» **Source data**

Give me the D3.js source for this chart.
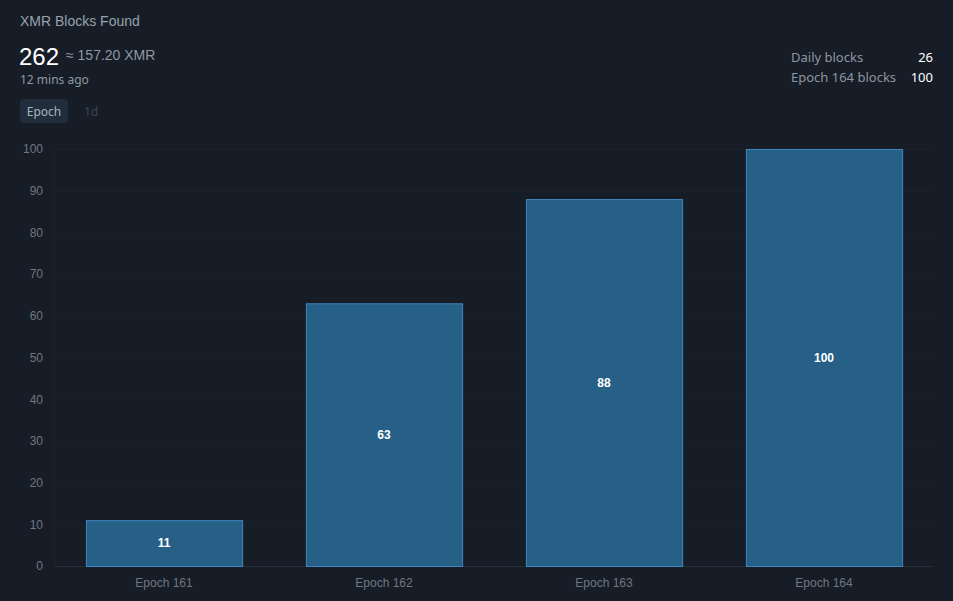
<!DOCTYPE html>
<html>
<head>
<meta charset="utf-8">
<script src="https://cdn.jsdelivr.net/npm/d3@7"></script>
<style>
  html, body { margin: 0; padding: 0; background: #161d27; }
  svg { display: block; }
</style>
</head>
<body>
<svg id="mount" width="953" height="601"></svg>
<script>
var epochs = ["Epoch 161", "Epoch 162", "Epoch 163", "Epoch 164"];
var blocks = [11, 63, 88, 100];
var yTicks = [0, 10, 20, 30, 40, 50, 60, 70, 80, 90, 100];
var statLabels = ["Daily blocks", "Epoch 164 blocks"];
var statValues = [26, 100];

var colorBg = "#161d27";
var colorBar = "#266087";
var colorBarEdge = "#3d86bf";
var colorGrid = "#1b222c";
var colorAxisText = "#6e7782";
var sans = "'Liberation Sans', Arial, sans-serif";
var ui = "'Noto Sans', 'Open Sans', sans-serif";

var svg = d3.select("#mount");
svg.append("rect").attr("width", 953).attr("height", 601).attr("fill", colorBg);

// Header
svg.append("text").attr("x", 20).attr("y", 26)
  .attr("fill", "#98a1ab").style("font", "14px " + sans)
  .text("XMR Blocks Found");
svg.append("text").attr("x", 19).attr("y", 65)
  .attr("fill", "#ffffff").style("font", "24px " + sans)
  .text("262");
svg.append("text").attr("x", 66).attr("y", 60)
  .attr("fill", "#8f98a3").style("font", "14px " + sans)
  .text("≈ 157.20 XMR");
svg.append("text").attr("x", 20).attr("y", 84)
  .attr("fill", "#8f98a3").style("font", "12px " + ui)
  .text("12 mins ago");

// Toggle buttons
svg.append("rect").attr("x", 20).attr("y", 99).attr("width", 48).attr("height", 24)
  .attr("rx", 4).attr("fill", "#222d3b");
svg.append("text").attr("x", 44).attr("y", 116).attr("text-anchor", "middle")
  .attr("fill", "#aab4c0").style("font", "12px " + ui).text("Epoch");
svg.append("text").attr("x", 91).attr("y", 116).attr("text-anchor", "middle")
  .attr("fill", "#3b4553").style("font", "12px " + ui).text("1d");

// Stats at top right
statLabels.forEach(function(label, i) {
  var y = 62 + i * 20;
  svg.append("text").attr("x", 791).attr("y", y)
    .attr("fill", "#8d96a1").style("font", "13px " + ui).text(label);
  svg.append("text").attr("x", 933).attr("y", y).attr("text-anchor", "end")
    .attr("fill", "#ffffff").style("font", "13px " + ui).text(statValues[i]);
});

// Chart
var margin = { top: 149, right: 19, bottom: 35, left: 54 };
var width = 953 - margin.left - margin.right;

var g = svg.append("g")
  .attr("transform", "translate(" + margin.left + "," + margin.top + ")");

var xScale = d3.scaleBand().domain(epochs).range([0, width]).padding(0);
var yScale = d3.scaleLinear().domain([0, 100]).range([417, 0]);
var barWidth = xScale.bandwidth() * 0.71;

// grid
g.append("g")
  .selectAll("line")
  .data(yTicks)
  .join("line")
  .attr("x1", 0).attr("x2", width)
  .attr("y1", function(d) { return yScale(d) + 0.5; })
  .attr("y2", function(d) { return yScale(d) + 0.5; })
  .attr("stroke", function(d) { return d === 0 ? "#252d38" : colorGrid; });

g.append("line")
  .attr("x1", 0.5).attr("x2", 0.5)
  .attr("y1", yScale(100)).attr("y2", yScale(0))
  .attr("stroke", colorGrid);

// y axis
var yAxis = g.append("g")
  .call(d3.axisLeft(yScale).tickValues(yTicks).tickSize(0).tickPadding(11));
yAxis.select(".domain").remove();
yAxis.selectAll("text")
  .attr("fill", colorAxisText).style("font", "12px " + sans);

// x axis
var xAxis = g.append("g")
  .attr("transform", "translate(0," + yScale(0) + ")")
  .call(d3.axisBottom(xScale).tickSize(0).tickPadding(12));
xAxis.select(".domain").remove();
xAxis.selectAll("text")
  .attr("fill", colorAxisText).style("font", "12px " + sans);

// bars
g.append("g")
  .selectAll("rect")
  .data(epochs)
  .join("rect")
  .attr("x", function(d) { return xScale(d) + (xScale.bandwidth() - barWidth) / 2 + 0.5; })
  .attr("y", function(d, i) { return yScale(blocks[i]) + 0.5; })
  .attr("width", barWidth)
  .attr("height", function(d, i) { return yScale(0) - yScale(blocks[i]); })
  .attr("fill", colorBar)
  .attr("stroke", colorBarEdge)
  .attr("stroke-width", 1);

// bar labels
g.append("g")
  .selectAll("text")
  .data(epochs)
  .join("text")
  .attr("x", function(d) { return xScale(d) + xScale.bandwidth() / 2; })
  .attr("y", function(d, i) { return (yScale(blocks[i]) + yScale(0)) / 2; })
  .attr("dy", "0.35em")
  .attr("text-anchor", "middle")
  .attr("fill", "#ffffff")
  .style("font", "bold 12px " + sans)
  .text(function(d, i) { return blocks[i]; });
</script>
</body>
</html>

» **Problem to solve**
Reproduce the whole listing word for word, setting aside any pictures.

» **Expected answer**
Give me the D3.js source for this chart.
<!DOCTYPE html>
<html>
<head>
<meta charset="utf-8">
<script src="https://cdn.jsdelivr.net/npm/d3@7"></script>
<style>
  html, body { margin: 0; padding: 0; background: #161d27; }
  svg { display: block; }
</style>
</head>
<body>
<svg id="mount" width="953" height="601"></svg>
<script>
var epochs = ["Epoch 161", "Epoch 162", "Epoch 163", "Epoch 164"];
var blocks = [11, 63, 88, 100];
var yTicks = [0, 10, 20, 30, 40, 50, 60, 70, 80, 90, 100];
var statLabels = ["Daily blocks", "Epoch 164 blocks"];
var statValues = [26, 100];

var colorBg = "#161d27";
var colorBar = "#266087";
var colorBarEdge = "#3d86bf";
var colorGrid = "#1b222c";
var colorAxisText = "#6e7782";
var sans = "'Liberation Sans', Arial, sans-serif";
var ui = "'Noto Sans', 'Open Sans', sans-serif";

var svg = d3.select("#mount");
svg.append("rect").attr("width", 953).attr("height", 601).attr("fill", colorBg);

// Header
svg.append("text").attr("x", 20).attr("y", 26)
  .attr("fill", "#98a1ab").style("font", "14px " + sans)
  .text("XMR Blocks Found");
svg.append("text").attr("x", 19).attr("y", 65)
  .attr("fill", "#ffffff").style("font", "24px " + sans)
  .text("262");
svg.append("text").attr("x", 66).attr("y", 60)
  .attr("fill", "#8f98a3").style("font", "14px " + sans)
  .text("≈ 157.20 XMR");
svg.append("text").attr("x", 20).attr("y", 84)
  .attr("fill", "#8f98a3").style("font", "12px " + ui)
  .text("12 mins ago");

// Toggle buttons
svg.append("rect").attr("x", 20).attr("y", 99).attr("width", 48).attr("height", 24)
  .attr("rx", 4).attr("fill", "#222d3b");
svg.append("text").attr("x", 44).attr("y", 116).attr("text-anchor", "middle")
  .attr("fill", "#aab4c0").style("font", "12px " + ui).text("Epoch");
svg.append("text").attr("x", 91).attr("y", 116).attr("text-anchor", "middle")
  .attr("fill", "#3b4553").style("font", "12px " + ui).text("1d");

// Stats at top right
statLabels.forEach(function(label, i) {
  var y = 62 + i * 20;
  svg.append("text").attr("x", 791).attr("y", y)
    .attr("fill", "#8d96a1").style("font", "13px " + ui).text(label);
  svg.append("text").attr("x", 933).attr("y", y).attr("text-anchor", "end")
    .attr("fill", "#ffffff").style("font", "13px " + ui).text(statValues[i]);
});

// Chart
var margin = { top: 149, right: 19, bottom: 35, left: 54 };
var width = 953 - margin.left - margin.right;

var g = svg.append("g")
  .attr("transform", "translate(" + margin.left + "," + margin.top + ")");

var xScale = d3.scaleBand().domain(epochs).range([0, width]).padding(0);
var yScale = d3.scaleLinear().domain([0, 100]).range([417, 0]);
var barWidth = xScale.bandwidth() * 0.71;

// grid
g.append("g")
  .selectAll("line")
  .data(yTicks)
  .join("line")
  .attr("x1", 0).attr("x2", width)
  .attr("y1", function(d) { return yScale(d) + 0.5; })
  .attr("y2", function(d) { return yScale(d) + 0.5; })
  .attr("stroke", function(d) { return d === 0 ? "#252d38" : colorGrid; });

g.append("line")
  .attr("x1", 0.5).attr("x2", 0.5)
  .attr("y1", yScale(100)).attr("y2", yScale(0))
  .attr("stroke", colorGrid);

// y axis
var yAxis = g.append("g")
  .call(d3.axisLeft(yScale).tickValues(yTicks).tickSize(0).tickPadding(11));
yAxis.select(".domain").remove();
yAxis.selectAll("text")
  .attr("fill", colorAxisText).style("font", "12px " + sans);

// x axis
var xAxis = g.append("g")
  .attr("transform", "translate(0," + yScale(0) + ")")
  .call(d3.axisBottom(xScale).tickSize(0).tickPadding(12));
xAxis.select(".domain").remove();
xAxis.selectAll("text")
  .attr("fill", colorAxisText).style("font", "12px " + sans);

// bars
g.append("g")
  .selectAll("rect")
  .data(epochs)
  .join("rect")
  .attr("x", function(d) { return xScale(d) + (xScale.bandwidth() - barWidth) / 2 + 0.5; })
  .attr("y", function(d, i) { return yScale(blocks[i]) + 0.5; })
  .attr("width", barWidth)
  .attr("height", function(d, i) { return yScale(0) - yScale(blocks[i]); })
  .attr("fill", colorBar)
  .attr("stroke", colorBarEdge)
  .attr("stroke-width", 1);

// bar labels
g.append("g")
  .selectAll("text")
  .data(epochs)
  .join("text")
  .attr("x", function(d) { return xScale(d) + xScale.bandwidth() / 2; })
  .attr("y", function(d, i) { return (yScale(blocks[i]) + yScale(0)) / 2; })
  .attr("dy", "0.35em")
  .attr("text-anchor", "middle")
  .attr("fill", "#ffffff")
  .style("font", "bold 12px " + sans)
  .text(function(d, i) { return blocks[i]; });
</script>
</body>
</html>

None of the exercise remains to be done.